I guess I just think you're being an alarmist. And talking about the insurance company seems like an alarmist scare tactic lol. Safety is important, but this isn't a commercial enterprise. And most of the people undertaking this project understand there are dangers involved. It's part of the nature of DIY. I just think if you're gonna go off on a "be careful of fire rant", you should offer some better suggestions than "get it checked". It's not likely many people will do that. And I'm pretty convinced it'll do no good in the insurance company's eyes, if something goes wrong. It might give you the pice of mind of knowing you hooked things up all correctly. In which case, if that's what you're looking for, by all means, make SURE things are hooked up correctly by referring to someone that knows. Most likely that means coming here to the DIY community. But don't go to an electrician expecting to have some magic protection from the insurance company if you burn your house down. Not gonna happen.
So here's a few safety guidelines of my own for the newbs out there:
1. BE CAREFUL!!! lol Keep your wits about you, and if you've had a few too many beers or other recreational drugs lol, please stay out of the shop and away from the tools!
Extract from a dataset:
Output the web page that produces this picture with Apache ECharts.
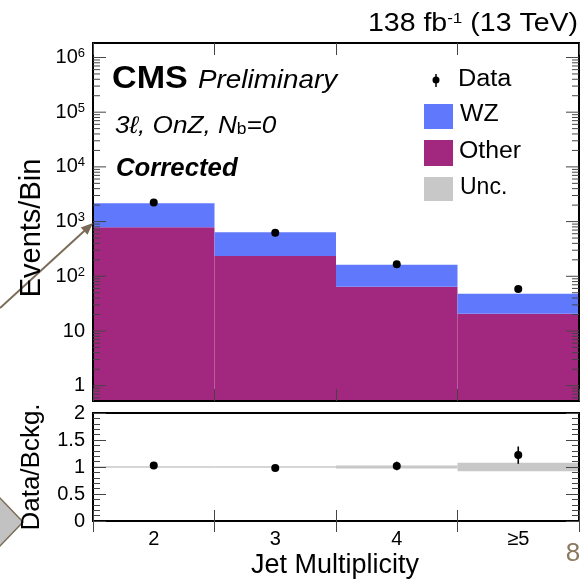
<!DOCTYPE html>
<html>
<head>
<meta charset="utf-8">
<script src="https://cdn.jsdelivr.net/npm/echarts@6/dist/echarts.min.js"></script>
<style>
  html, body { margin: 0; padding: 0; background: #fff; }
  #chart { width: 587px; height: 585px; }
</style>
</head>
<body>
<div id="chart"></div>
<script>
// Jet multiplicity bins
const categories = ['2', '3', '4', '\u22655'];
// Stacked background predictions (events per bin)
const wzEvents = [1370, 402, 98, 27.3];
const otherEvents = [790, 235, 64.5, 20.7];
// Observed data and its statistical error
const dataEvents = [2225, 624, 166, 58.6];
const dataErrors = [47, 25, 13, 7.7];
// Data / background ratio panel
const ratioValues = [1.03, 0.98, 1.02, 1.22];
const ratioErrors = [0.02, 0.04, 0.08, 0.16];
const uncHalfWidth = [0.012, 0.012, 0.03, 0.08];
// Log axis decades and their labels
const logTickValues = [1, 10, 100, 1000, 10000, 100000, 1000000];
const logTickLabels = ['1', '10', '10{s|2}', '10{s|3}', '10{s|4}', '10{s|5}', '10{s|6}'];

const Y_MIN = 0.525, Y_MAX = 1.84e6;
const FONT = '"Liberation Sans", Arial, Helvetica, "DejaVu Sans", sans-serif';
const WZ_COLOR = '#6078fc';
const OTHER_COLOR = '#a2287f';
const UNC_COLOR = '#c8c8c8';
const TICK_COLOR = '#444';

// Major and minor tick rows for the log axis: [x, value, isMajor, labelIndex]
const logTickRows = logTickValues.map((v, i) => [0, v, 1, i]);
for (let e = -1; e <= 6; e++) {
  for (let m = 2; m <= 9; m++) {
    const v = m * Math.pow(10, e);
    if (v > Y_MIN && v < Y_MAX) logTickRows.push([0, v, 0, -1]);
  }
}

function bandWidth(params) {
  return params.coordSys.width / categories.length;
}

// Filled histogram block between low and high
function renderBlock(color) {
  return function (params, api) {
    const x = api.value(0);
    const lo = api.coord([x, api.value(1)]);
    const hi = api.coord([x, api.value(2)]);
    const w = bandWidth(params);
    return {
      type: 'rect',
      shape: { x: lo[0] - w / 2, y: hi[1], width: w, height: lo[1] - hi[1] },
      style: { fill: color }
    };
  };
}

// Marker with vertical error bar
function renderPoint(params, api) {
  const x = api.value(0), v = api.value(1), err = api.value(2);
  const c = api.coord([x, v]);
  const top = api.coord([x, v + err]);
  const bot = api.coord([x, v - err]);
  return {
    type: 'group',
    children: [
      { type: 'line', shape: { x1: c[0], y1: top[1], x2: c[0], y2: bot[1] }, style: { stroke: '#000', lineWidth: 1.6 } },
      { type: 'circle', shape: { cx: c[0], cy: c[1], r: 4 }, style: { fill: '#000' } }
    ]
  };
}

// Ticks on both sides of the log panel, with labels on the left
function renderLogTick(params, api) {
  const v = api.value(1);
  const major = api.value(2) === 1;
  const cs = params.coordSys;
  const y = api.coord([0, v])[1];
  const len = major ? 13 : 7;
  const children = [
    { type: 'line', shape: { x1: cs.x, y1: y, x2: cs.x + len, y2: y }, style: { stroke: TICK_COLOR, lineWidth: 1 } },
    { type: 'line', shape: { x1: cs.x + cs.width - len, y1: y, x2: cs.x + cs.width, y2: y }, style: { stroke: TICK_COLOR, lineWidth: 1 } }
  ];
  if (major) {
    children.push({
      type: 'text',
      style: {
        x: cs.x - 8, y: y, text: logTickLabels[api.value(3)],
        align: 'right', verticalAlign: 'middle',
        fontSize: 20, fontFamily: FONT, fill: '#000',
        rich: { s: { fontSize: 13, fontFamily: FONT, verticalAlign: 'top', padding: [0, 0, 8, 0] } }
      }
    });
  }
  return { type: 'group', children: children };
}

// Plain text placed at an anchor, optionally widened horizontally
function label(x, y, text, opts) {
  const o = opts || {};
  return {
    type: 'text', x: x, y: y, z: 20,
    scaleX: o.scaleX || 1,
    rotation: o.rotation || 0,
    style: {
      x: 0, y: 0, text: text,
      align: o.align || 'left', verticalAlign: 'middle',
      fontSize: o.fontSize || 23, fontFamily: FONT,
      fontWeight: o.fontWeight || 'normal', fontStyle: o.fontStyle || 'normal',
      fill: o.fill || '#000', rich: o.rich
    }
  };
}

const chart = echarts.init(document.getElementById('chart'), null, { renderer: 'canvas' });

const tickStyle = { show: true, inside: true, alignWithLabel: false, interval: 0, lineStyle: { color: TICK_COLOR, width: 1 } };

const option = {
  backgroundColor: '#fff',
  animation: false,
  grid: [
    { left: 93, right: 8, top: 43, height: 358, show: true, borderColor: '#000', borderWidth: 2, backgroundColor: 'transparent', z: 5 },
    { left: 93, right: 8, top: 413, height: 108, show: true, borderColor: '#000', borderWidth: 2, backgroundColor: 'transparent', z: 5 }
  ],
  xAxis: [
    { type: 'category', gridIndex: 0, data: categories, position: 'bottom', z: 6,
      axisLine: { show: false }, axisLabel: { show: false }, axisTick: Object.assign({ length: 12 }, tickStyle), splitLine: { show: false } },
    { type: 'category', gridIndex: 0, data: categories, position: 'top', z: 6,
      axisLine: { show: false }, axisLabel: { show: false }, axisTick: Object.assign({ length: 12 }, tickStyle), splitLine: { show: false } },
    { type: 'category', gridIndex: 1, data: categories, position: 'bottom', z: 6,
      axisLine: { show: false }, axisTick: Object.assign({ length: 11 }, tickStyle), splitLine: { show: false },
      axisLabel: { show: true, interval: 0, margin: 8, fontSize: 20, fontFamily: FONT, color: '#000' } },
    { type: 'category', gridIndex: 1, data: categories, position: 'top', z: 6,
      axisLine: { show: false }, axisLabel: { show: false }, axisTick: Object.assign({ length: 11 }, tickStyle), splitLine: { show: false } }
  ],
  yAxis: [
    { type: 'log', gridIndex: 0, min: Y_MIN, max: Y_MAX, logBase: 10,
      axisLine: { show: false }, axisTick: { show: false }, axisLabel: { show: false }, splitLine: { show: false } },
    { type: 'value', gridIndex: 1, min: 0, max: 2, interval: 0.5, position: 'left', z: 6,
      axisLine: { show: false }, splitLine: { show: false },
      axisTick: { show: true, inside: true, length: 13, lineStyle: { color: TICK_COLOR, width: 1 } },
      minorTick: { show: true, splitNumber: 5, length: 7, lineStyle: { color: TICK_COLOR, width: 1 } },
      axisLabel: { show: true, margin: 8, fontSize: 20, fontFamily: FONT, color: '#000', showMinLabel: true, showMaxLabel: true } },
    { type: 'value', gridIndex: 1, min: 0, max: 2, interval: 0.5, position: 'right', z: 6,
      axisLine: { show: false }, splitLine: { show: false }, axisLabel: { show: false },
      axisTick: { show: true, inside: true, length: 13, lineStyle: { color: TICK_COLOR, width: 1 } },
      minorTick: { show: true, splitNumber: 5, length: 7, lineStyle: { color: TICK_COLOR, width: 1 } } }
  ],
  series: [
    { name: 'Other', type: 'custom', xAxisIndex: 0, yAxisIndex: 0, z: 2,
      renderItem: renderBlock(OTHER_COLOR), encode: { x: 0, y: [1, 2] },
      data: otherEvents.map((v, i) => [i, Y_MIN, v]) },
    { name: 'WZ', type: 'custom', xAxisIndex: 0, yAxisIndex: 0, z: 2,
      renderItem: renderBlock(WZ_COLOR), encode: { x: 0, y: [1, 2] },
      data: wzEvents.map((v, i) => [i, otherEvents[i], otherEvents[i] + v]) },
    { name: 'Data', type: 'custom', xAxisIndex: 0, yAxisIndex: 0, z: 8,
      renderItem: renderPoint, encode: { x: 0, y: 1 },
      data: dataEvents.map((v, i) => [i, v, dataErrors[i]]) },
    { name: 'logTicks', type: 'custom', xAxisIndex: 0, yAxisIndex: 0, z: 7, clip: false,
      renderItem: renderLogTick, encode: { x: 0, y: 1 }, data: logTickRows },
    { name: 'Unc.', type: 'custom', xAxisIndex: 2, yAxisIndex: 1, z: 2,
      renderItem: renderBlock(UNC_COLOR), encode: { x: 0, y: [1, 2] },
      data: uncHalfWidth.map((u, i) => [i, 1 - u, 1 + u]) },
    { name: 'Ratio', type: 'custom', xAxisIndex: 2, yAxisIndex: 1, z: 8,
      renderItem: renderPoint, encode: { x: 0, y: 1 },
      data: ratioValues.map((v, i) => [i, v, ratioErrors[i]]) }
  ],
  graphic: [
    // Slide decorations: pointer arrow, side marker and page number
    { type: 'line', shape: { x1: 0, y1: 308, x2: 84.5, y2: 230.8 }, style: { stroke: '#796b56', lineWidth: 2 }, z: 20 },
    { type: 'polygon', shape: { points: [[93, 223], [87.5, 234.8], [80.7, 227.4]] }, style: { fill: '#796b56' }, z: 20 },
    { type: 'polygon', shape: { points: [[23, 522], [0, 498], [-23, 522], [0, 546]] }, style: { fill: '#c2c2c2', stroke: '#7a6c55', lineWidth: 1.5 }, z: 20 },
    label(573, 554, '8', { align: 'center', fontSize: 26, fill: '#8a7a5e' }),

    // Luminosity / energy
    label(578, 24, '138 fb{s|-1} (13 TeV)', { align: 'right', fontSize: 25, scaleX: 1.14,
      rich: { s: { fontSize: 15, fontFamily: FONT, verticalAlign: 'top', padding: [0, 0, 10, 0] } } }),
    // Experiment and selection labels
    label(112, 79, 'CMS', { fontSize: 31, fontWeight: 'bold', scaleX: 1.1 }),
    label(198, 81, 'Preliminary', { fontSize: 26, fontStyle: 'italic', scaleX: 1.07 }),
    label(115, 126, '3\u2113, OnZ, N{b|b}=0', { fontSize: 24, fontStyle: 'italic', scaleX: 1.09,
      rich: { b: { fontSize: 16, fontStyle: 'normal', fontFamily: FONT, verticalAlign: 'bottom', padding: [8, 0, 0, 0] } } }),
    label(116, 169, 'Corrected', { fontSize: 25, fontStyle: 'italic', fontWeight: 'bold', scaleX: 1.03 }),

    // Legend
    { type: 'line', shape: { x1: 436, y1: 74, x2: 436, y2: 87 }, style: { stroke: '#000', lineWidth: 1.5 }, z: 20 },
    { type: 'circle', shape: { cx: 436, cy: 80, r: 3.5 }, style: { fill: '#000' }, z: 20 },
    label(458, 80, 'Data', { fontSize: 23, scaleX: 1.1 }),
    { type: 'rect', shape: { x: 424, y: 104, width: 29, height: 25 }, style: { fill: WZ_COLOR }, z: 20 },
    label(460, 115, 'WZ', { fontSize: 23, scaleX: 1.08 }),
    { type: 'rect', shape: { x: 424, y: 140, width: 29, height: 26 }, style: { fill: OTHER_COLOR }, z: 20 },
    label(459, 152, 'Other', { fontSize: 23, scaleX: 1.08 }),
    { type: 'rect', shape: { x: 424, y: 177, width: 29, height: 24 }, style: { fill: UNC_COLOR }, z: 20 },
    label(460, 188, 'Unc.', { fontSize: 23 }),

    // Axis titles
    label(32, 228, 'Events/Bin', { align: 'center', fontSize: 29, rotation: Math.PI / 2 }),
    label(32, 467, 'Data/Bckg.', { align: 'center', fontSize: 26, rotation: Math.PI / 2 }),
    label(335, 566, 'Jet Multiplicity', { align: 'center', fontSize: 27 })
  ]
};

chart.setOption(option);
</script>
</body>
</html>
2. NEVER work with live electricity. Always ALWAYS check to make sure something you're going to work on is NOT plugged in. This is especially important to people in countries with high voltage power(200V +). As Aaron suggested, bare copper is a BIG NO NO!! Arcing inside your projector will not be a good thing to hear. Or feel if it jumped to your metal enclosure and then to you. Which is why it's important to ground those metal enclosures. You don't want to be the shortest path to ground. So cover that copper up. Heat shrink, electrical tape. Please don't use duct tape on wiring lol. Heat shrink is preffered, and looks nice to boot, when you can use it. Whole books have been written on electrical safety. Fortunately, the most complicated thing most will run into is wiring their light. But if you're using relays to control all your items or anything else more complicated, obviously more things come into play. One more thing, important to us. Be careful with power supplies people. The caps in a PC power supply can hold juice for a long time, and some of them are high voltage. A 30V cap discharging into you doesn't feel good. DC current will really give you a good whack, so be careful. If you can use your power supply without taking it apart, do, and you won't have to worry about it.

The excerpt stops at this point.